人工智能第一次作业
1 问题设定
性能衡量指标使用均方根误差RMSE
2 获取数据
(1) 加载数据集方法的代码为:
import pandas as pd
def load_housing_data(housing_path=HOUSING_PATH):
csv_path = os.path.join(housing_path, "housing.csv")
return pd.read_csv(csv_path)
housing = load_housing_data()
(2) 数据集的总行数为20640,每个属性的类型为下图所示
其中total_bedrooms
属性有缺失值
(3) ocean_proximity
的取值情况一共有5种:
(4) 使用如下方法查看数据集中所有数值型属性的平均值,最大值和最小值
housing.describe()
获取结果如下:
(5) 使用如下代码查看数据集中所有数值型属性的直方图:
%matplotlib inline
import matplotlib.pyplot as plt
housing.hist(bins=50, figsize=(20,15))
save_fig("attribute_histogram_plots")
plt.show()
判断某个属性取值被设定上限的方法:由于数值型数据一般符合正态分布,临近上边界值时,数据量应该十分稀少,如果数据量反常的多,就可以判定该属性取值被设定上限。

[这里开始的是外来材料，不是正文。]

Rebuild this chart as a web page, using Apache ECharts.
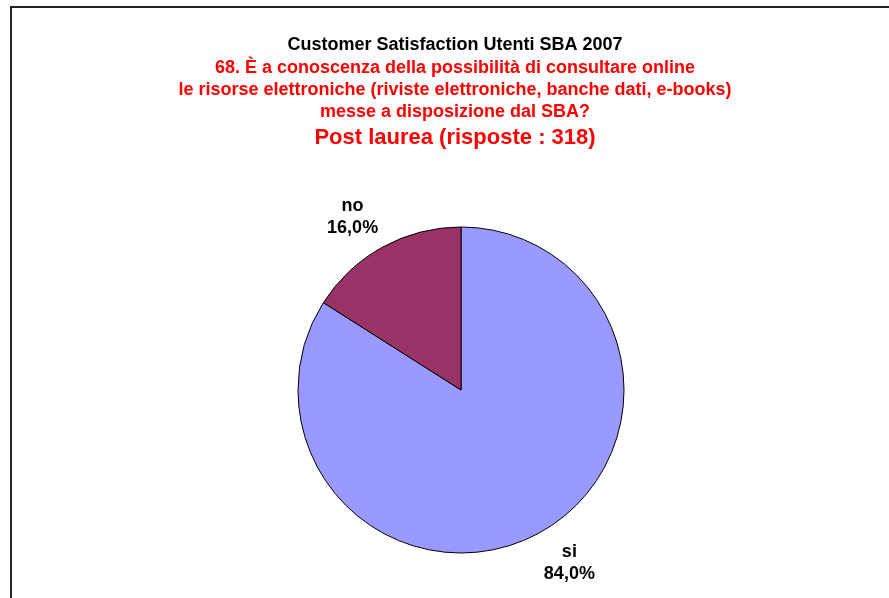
<!DOCTYPE html>
<html>
<head>
<meta charset="utf-8">
<script src="https://cdn.jsdelivr.net/npm/echarts@6/dist/echarts.min.js"></script>
<style>
  html, body { margin: 0; padding: 0; background: #fff; }
  #chart { width: 889px; height: 598px; }
</style>
</head>
<body>
<div id="chart"></div>
<script>
// Answers to question 68 (post-graduate respondents)
const categories = ['si', 'no'];
const shares = [84.0, 16.0];
const sliceColors = ['#9999FF', '#993366'];

const titleMain = 'Customer Satisfaction Utenti SBA 2007';
const titleQuestion = '68. È a conoscenza della possibilità di consultare online\nle risorse elettroniche (riviste elettroniche, banche dati, e-books)\nmesse a disposizione dal SBA?';
const titleGroup = 'Post laurea (risposte : 318)';

const FONT = '"Liberation Sans", Arial, sans-serif';
const CX = 461, CY = 390, R = 163, ANCHOR_R = 172;
const TITLE_X = 455;

const total = shares.reduce((a, b) => a + b, 0);
// mid-angle of each slice, clockwise from 12 o'clock
const midAngles = [];
let acc = 0;
shares.forEach(v => {
  midAngles.push((acc + v / 2) / total * 2 * Math.PI);
  acc += v;
});

const chart = echarts.init(document.getElementById('chart'), null, { renderer: 'canvas' });
chart.setOption({
  backgroundColor: '#fff',
  animation: false,
  title: [
    {
      text: titleMain, left: TITLE_X, top: 34, textAlign: 'center', padding: 0,
      textStyle: { fontFamily: FONT, fontSize: 18, fontWeight: 'bold', color: '#000', lineHeight: 22 }
    },
    {
      text: titleQuestion, left: TITLE_X, top: 57, textAlign: 'center', padding: 0,
      textStyle: { fontFamily: FONT, fontSize: 18, fontWeight: 'bold', color: '#FF0000', lineHeight: 22 }
    },
    {
      text: titleGroup, left: TITLE_X, top: 125, textAlign: 'center', padding: 0,
      textStyle: { fontFamily: FONT, fontSize: 22, fontWeight: 'bold', color: '#FF0000', lineHeight: 26 }
    }
  ],
  graphic: [{
    type: 'rect',
    shape: { x: 11, y: 7, width: 1000, height: 700 },
    style: { fill: 'none', stroke: '#222', lineWidth: 2 },
    silent: true
  }],
  series: [{
    type: 'pie',
    center: [CX, CY],
    radius: [0, R],
    startAngle: 90,
    clockwise: true,
    avoidLabelOverlap: false,
    data: categories.map((c, i) => ({ name: c, value: shares[i], itemStyle: { color: sliceColors[i] } })),
    itemStyle: { borderColor: '#000', borderWidth: 1 },
    label: {
      show: true,
      position: 'outside',
      formatter: p => p.name + '\n' + p.value.toFixed(1).replace('.', ',') + '%',
      fontFamily: FONT, fontSize: 18, fontWeight: 'bold', color: '#000',
      lineHeight: 22, align: 'center'
    },
    labelLine: { show: false },
    // label box corner nearest the pie sits on the slice's mid-angle ray
    labelLayout: p => {
      const a = midAngles[p.dataIndex];
      const sx = Math.sin(a), cy = Math.cos(a);
      const w = p.labelRect.width, h = p.labelRect.height;
      const ax = CX + ANCHOR_R * sx;
      const ay = CY - ANCHOR_R * cy;
      return {
        x: sx < 0 ? ax - w / 2 : ax + w / 2,
        y: cy > 0 ? ay - h / 2 : ay + h / 2,
        align: 'center',
        verticalAlign: 'middle'
      };
    }
  }]
});
</script>
</body>
</html>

一共有两个数据被设定上限:housing_median_age
,median_house_value
直方图的“重尾”:即直方图图形在中位数右侧的延伸比左侧多的多。因为一般而言直方图数据为正态分布的时候会比较容易得到理想的结果,所以需要进行处理。
(6) 一般有随机抽样和分层抽样两种方法。本章使用分层抽样的方法会更好。因为本数据集的数量较多,不同类型数据量并不相同,如果使用纯随机抽样,可能会导致高收入和低收入人群的数据量较少,中等收入人群数据量较大,也就是数据误差较大,对于后续的数据预测造成不利影响
3 研究数据
(1) 不应该对测试集进行研究。因为需要保证测试集和训练集之间的独立,训练集训练出的模型是为了预测未来未知的数据,而不是测试集这种已知数据,如果将测试集进行处理,那么虽然使用训练集训练出的模型可能会在测试集中测试良好,但那对于未来数据预测没有意义,反而会错误判断模型的好坏
(2) 可以用corr()
函数来计算每对属性间的标准相关系数(皮尔逊相关系数)corr_matrix = housing.corr()
。也可以使用Pandas
的scatter_matrix
函数
from pandas.plotting import scatter_matrix
attributes = ["median_house_value", "median_income", "total_rooms",
"housing_median_age"]
scatter_matrix(housing[attributes], figsize=(12, 8))
save_fig("scatter_matrix_plot")
(3) 增加三个属性后,各属性与房价中位数的关系系数如下图
housing["rooms_per_household"] = housing["total_rooms"]/housing["households"]
housing["bedrooms_per_room"] = housing["total_bedrooms"]/housing["total_rooms"]
housing["population_per_household"]=housing["population"]/housing["households"]
可以看到与房价中位数相关系最高的四个属性分别为:median_income
,bedrooms_per_room
,rooms_per_household
,以及latitude
4 准备数据
(1) 需要对测试集的数据进行相关处理,因为需要保证训练集和测试集数据分布一致
(2) 处理缺失值的方法有三种:去掉对应的行(数据样本):用DataFrame的dropna()方法;去掉整个属性:用DataFrame的drop()方法;进行赋值(0、平均值、中位数等等):用DataFrame的fillna()方法。这里采用给缺失值赋中位数的方法。
median = housing["total_bedrooms"].median()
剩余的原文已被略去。